The Three Stooges
Charles Ferguson is the documentary filmmaker who made No End In Sight, a very cogent look about the Iraqi mess and now he brings his organizational storytelling skills to Inside Job, a very entertaining, maddening and bitterly comic look at how the entire world was (and is being, as we speak) swindled by Wall Street in cohoots with the American government, including the current one. It is a blatant piece of rabble rousing, but, hell, we needed one. It is also a good didactic primer about what happened and how. Like No End In Sight, it doesn't really tell us anything new but it says it with verve, clarity and righteous outrage and it is required viewing for those people who still don't know what hit them. It should be required viewing for all Americans, period. But particularly for those who still think this is a true democracy and their votes count (HA!). For those Americans who are sitting on their asses (that includes me) waiting for government to reform itself and stop getting kickbacks from corporations, and start protecting its citizens from violently criminal greed. And particularly for those Americans who still refuse to be deeply disillusioned with Barack Obama. Obama had a chance to enact real financial reform and instead hired the exact same people who helped bring about the cataclysm in the first place, so that they could bail out their buddies and continue their bonus giving tradition undisturbed.

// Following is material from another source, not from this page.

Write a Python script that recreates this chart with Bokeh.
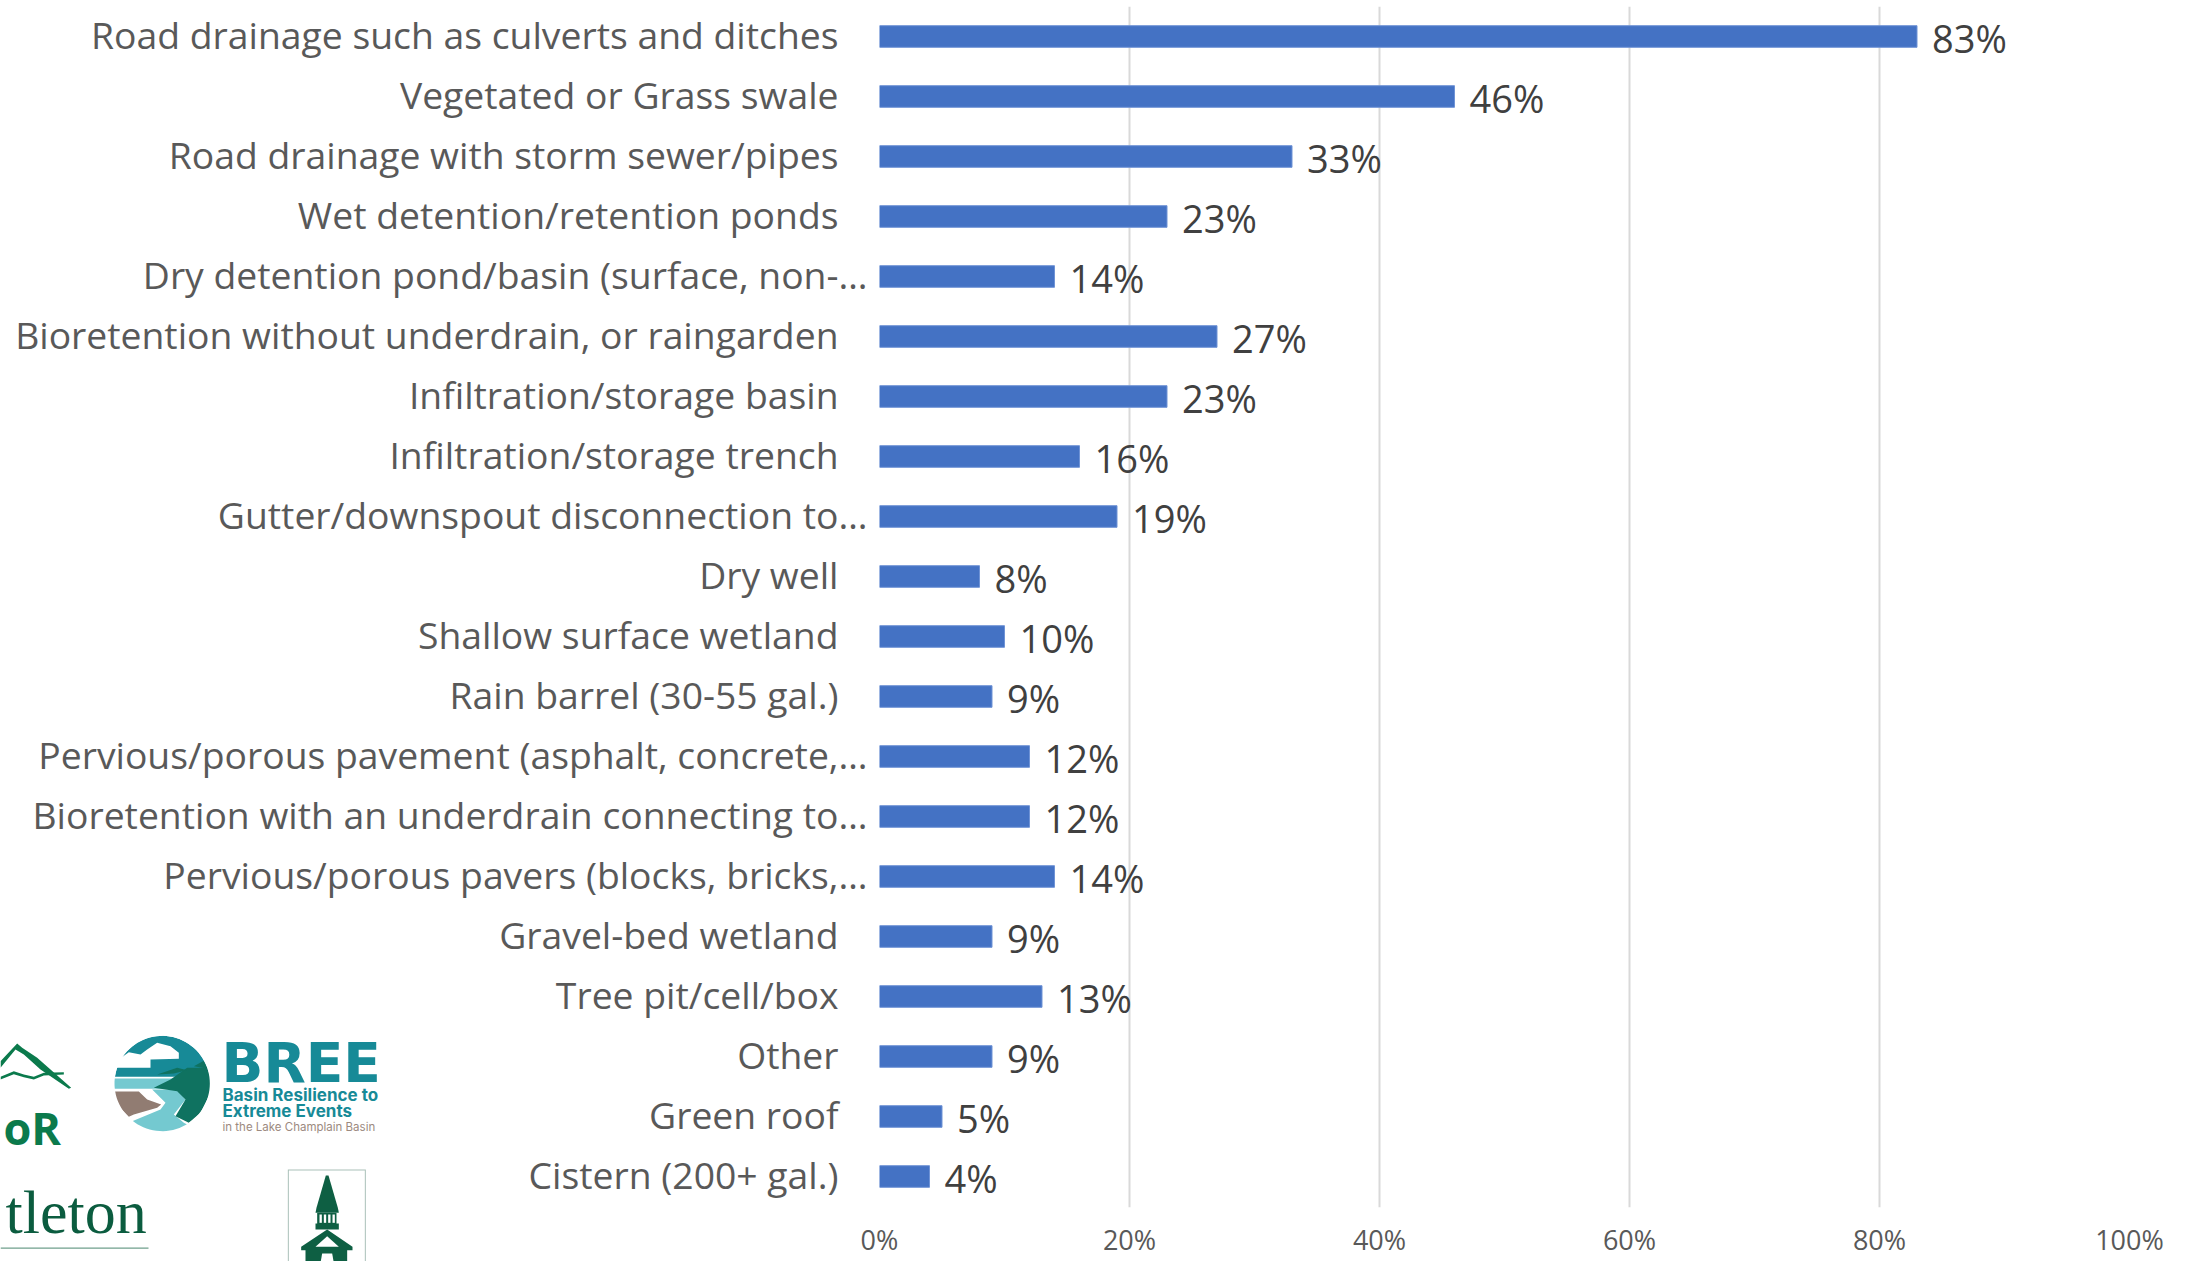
import numpy as np
from bokeh.core.properties import value
from bokeh.embed import file_html
from bokeh.layouts import row
from bokeh.models import ColumnDataSource, LabelSet, NumeralTickFormatter, Range1d
from bokeh.plotting import figure
from bokeh.resources import INLINE

# Practices listed top to bottom, with the share of respondents for each
practices = [
    "Road drainage such as culverts and ditches",
    "Vegetated or Grass swale",
    "Road drainage with storm sewer/pipes",
    "Wet detention/retention ponds",
    "Dry detention pond/basin (surface, non-…",
    "Bioretention without underdrain, or raingarden",
    "Infiltration/storage basin",
    "Infiltration/storage trench",
    "Gutter/downspout disconnection to…",
    "Dry well",
    "Shallow surface wetland",
    "Rain barrel (30-55 gal.)",
    "Pervious/porous pavement (asphalt, concrete,…",
    "Bioretention with an underdrain connecting to…",
    "Pervious/porous pavers (blocks, bricks,…",
    "Gravel-bed wetland",
    "Tree pit/cell/box",
    "Other",
    "Green roof",
    "Cistern (200+ gal.)",
]
shares = [83, 46, 33, 23, 14, 27, 23, 16, 19, 8, 10, 9, 12, 12, 14, 9, 13, 9, 5, 4]
x_ticks = [0, 20, 40, 60, 80, 100]

H = 1261
FONT = "Open Sans"
LEFT_W = 879
TICK_ROOM = 39      # room left of the zero line for half of the "0%" tick label
ROW_H = 60
FIRST_ROW = 36
FRAME_BOTTOM = 1207
NUDGE = 7           # the left panel draws this many pixels low, so its ranges start that much later

rows = list(range(len(practices)))
source = ColumnDataSource(dict(
    row=rows,
    practice=practices,
    share=[s / 100 for s in shares],
    share_label=[f"{s}%" for s in shares],
    # Labels cut short with an ellipsis sit closer to the axis than whole ones
    label_offset=[-12 if t.endswith("…") else -41 for t in practices],
    anchor=[LEFT_W] * len(rows),
))

# Left panel: category names and partner logos, spanning the full page height
side = figure(
    frame_width=LEFT_W, frame_height=H, output_backend="svg", toolbar_location=None,
    x_range=Range1d(0, LEFT_W),
    y_range=Range1d((H - FIRST_ROW + NUDGE) / ROW_H, (NUDGE - FIRST_ROW) / ROW_H),
    x_axis_location=None, y_axis_location=None,
    min_border_left=0, min_border_right=0, min_border_top=0, min_border_bottom=0,
    background_fill_color="white", border_fill_color="white", outline_line_color=None,
    align="start",
)
side.grid.visible = False
side.extra_y_ranges = {"page": Range1d(H + NUDGE, NUDGE)}

side.text(x="anchor", y="row", text="practice", source=source, x_offset="label_offset",
          y_offset=-1, text_align="right", text_baseline="middle", text_font=value(FONT),
          text_font_size="37.3px", text_color="#595959")


def shape(xs, ys, color):
    side.patch([a / 3 for a in xs], [1000 + a / 3 for a in ys], y_range_name="page",
               fill_color=color, line_color=None)


def caption(text, x, y, size, color, font=FONT, style="normal"):
    # The glyph sets its alphabetic baseline about a third of an em below the anchor
    side.text(x=[x], y=[y], text=[text], y_range_name="page", y_offset=-0.36 * size,
              text_font=value(font), text_font_size=f"{size}px", text_color=color,
              text_font_style=style, text_baseline="alphabetic")


TEAL, GREEN, RIVER, BROWN = "#178a97", "#0f7260", "#74c9d0", "#917c72"
cx, cy = 485, 252
theta = np.linspace(0, 2 * np.pi, 90)
shape(list(cx + 143 * np.cos(theta)), list(cy + 143 * np.sin(theta)), TEAL)
shape([320, 385, 420, 440, 470, 510, 535, 535, 450, 450, 320],
      [205, 158, 165, 150, 130, 140, 160, 178, 180, 205, 205], "white")
shape([320, 650, 650, 320], [232, 232, 410, 410], "white")
shape([320, 520, 520, 320], [237, 237, 268, 268], RIVER)
shape([330, 415, 440, 482, 470, 400, 385, 355], [276, 276, 300, 315, 325, 345, 352, 320], BROWN)
shape([395, 480, 495, 455, 530, 555, 520, 550, 565, 480, 420],
      [365, 330, 310, 270, 270, 300, 345, 370, 378, 410, 395], RIVER)
shape([460, 510, 560, 620, 640, 600, 565, 525, 555, 530],
      [265, 240, 205, 205, 260, 340, 370, 350, 300, 275], GREEN)
shape([470, 530, 560, 520], [225, 205, 212, 222], GREEN)
shape([580, 610, 622], [200, 184, 208], GREEN)
ring = np.r_[np.linspace(0, 2 * np.pi, 90), np.linspace(2 * np.pi, 0, 90)]
radius = np.r_[np.full(90, 175.0), np.full(90, 143.0)]
shape(list(cx + radius * np.cos(ring)), list(cy + radius * np.sin(ring)), "white")

caption("BREE", 221, 1083, 55, TEAL, font="DejaVu Sans", style="bold")
caption("Basin Resilience to", 222, 1102, 17, TEAL, font="Inter", style="bold")
caption("Extreme Events", 222, 1118, 17, TEAL, font="Inter", style="bold")
caption("in the Lake Champlain Basin", 222, 1132, 11.5, "#9c8a80", font="Inter")

# Mountain mark above the wordmark
MOSS = "#0b7a4c"
shape([0, 50, 65, 110, 212, 205, 120, 70, 45, 0], [185, 132, 145, 175, 265, 268, 210, 165, 150, 205], MOSS)
shape([0, 40, 70, 100, 130, 190, 190, 130, 100, 70, 40, 0],
      [232, 215, 225, 232, 220, 218, 225, 228, 240, 233, 224, 240], MOSS)
caption("oR", 3, 1144, 45, MOSS, font="Open Sans", style="bold")

# College wordmark with its rule
caption("tleton", 5, 1235, 62, "#0b5c3f", font="Liberation Serif")
shape([0, 444, 444, 0], [744, 744, 748, 748], "#6f9f8c")

# Clock tower emblem in a thin frame
PINE = "#0e5f43"
shape([862, 1096, 1096, 862], [510, 510, 790, 790], "#a9c0b8")
shape([865, 1093, 1093, 865], [513, 513, 790, 790], "white")
shape([976, 984, 1012, 1015, 945, 948], [528, 528, 625, 640, 640, 625], PINE)
shape([950, 1008, 1008, 950], [640, 640, 680, 680], PINE)
for x0 in (957, 970, 983, 996):
    shape([x0, x0 + 7, x0 + 7, x0], [645, 645, 670, 670], "white")
shape([945, 1015, 1015, 945], [672, 672, 690, 690], PINE)
shape([902, 980, 1056, 1056, 1040, 1040, 915, 915, 902],
      [742, 690, 742, 752, 752, 790, 790, 752, 752], PINE)
shape([945, 980, 1015], [742, 710, 742], "white")
shape([965, 995, 1000, 960], [762, 762, 790, 790], "white")

# Right panel: the bars and their percentage axis, overlapping the left panel's edge
p = figure(
    frame_width=1250, frame_height=FRAME_BOTTOM - 6, output_backend="svg", toolbar_location=None,
    x_range=Range1d(0, 1),
    y_range=Range1d((FRAME_BOTTOM - FIRST_ROW) / ROW_H, (6 - FIRST_ROW) / ROW_H),
    y_axis_location=None,
    min_border_left=TICK_ROOM, min_border_right=61, min_border_top=6, min_border_bottom=0,
    background_fill_alpha=0, border_fill_alpha=0, outline_line_color=None,
    margin=(0, 0, 0, -TICK_ROOM), align="start",
)
p.hbar(y="row", right="share", left=0, height=0.36, source=source,
       fill_color="#4472c4", line_color="#6f93d6", line_width=1)

p.ygrid.visible = False
p.xgrid.grid_line_color = "#d9d9d9"
p.xgrid.grid_line_width = 2
p.xgrid.ticker = [t / 100 for t in x_ticks]

ax = p.xaxis[0]
ax.ticker = [t / 100 for t in x_ticks]
ax.formatter = NumeralTickFormatter(format="0%")
ax.axis_line_color = None
ax.major_tick_line_color = None
ax.minor_tick_line_color = None
ax.major_label_standoff = 7
ax.major_label_text_font = FONT
ax.major_label_text_font_size = "27px"
ax.major_label_text_color = "#595959"

p.add_layout(LabelSet(x="share", y="row", text="share_label", source=source, x_offset=15,
                      y_offset=-1, text_align="left", text_baseline="middle",
                      text_font=value(FONT), text_font_size="38px", text_color="#404040"))

open("out.html", "w").write(file_html(row(side, p, spacing=0), INLINE))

There is a parade of examples of brazen conflict of interest, the appalling behavior from the SEC and the rating agencies, the excesses of $1000 an hour prostitutes and mountains of coke, all passed as legitimate business expenses, beautiful aerial views of mega mansions in The Hamptons and fleets of private jets and helicopters, an entertaining catalog of outrage. And the movie, smartly, looks like money. Ferguson is no Michael Moore, with that klutzy DIY aesthetic. He understands that the movie needs to convey the hard glitz of greed. See it and weep. Or riot. Your choice.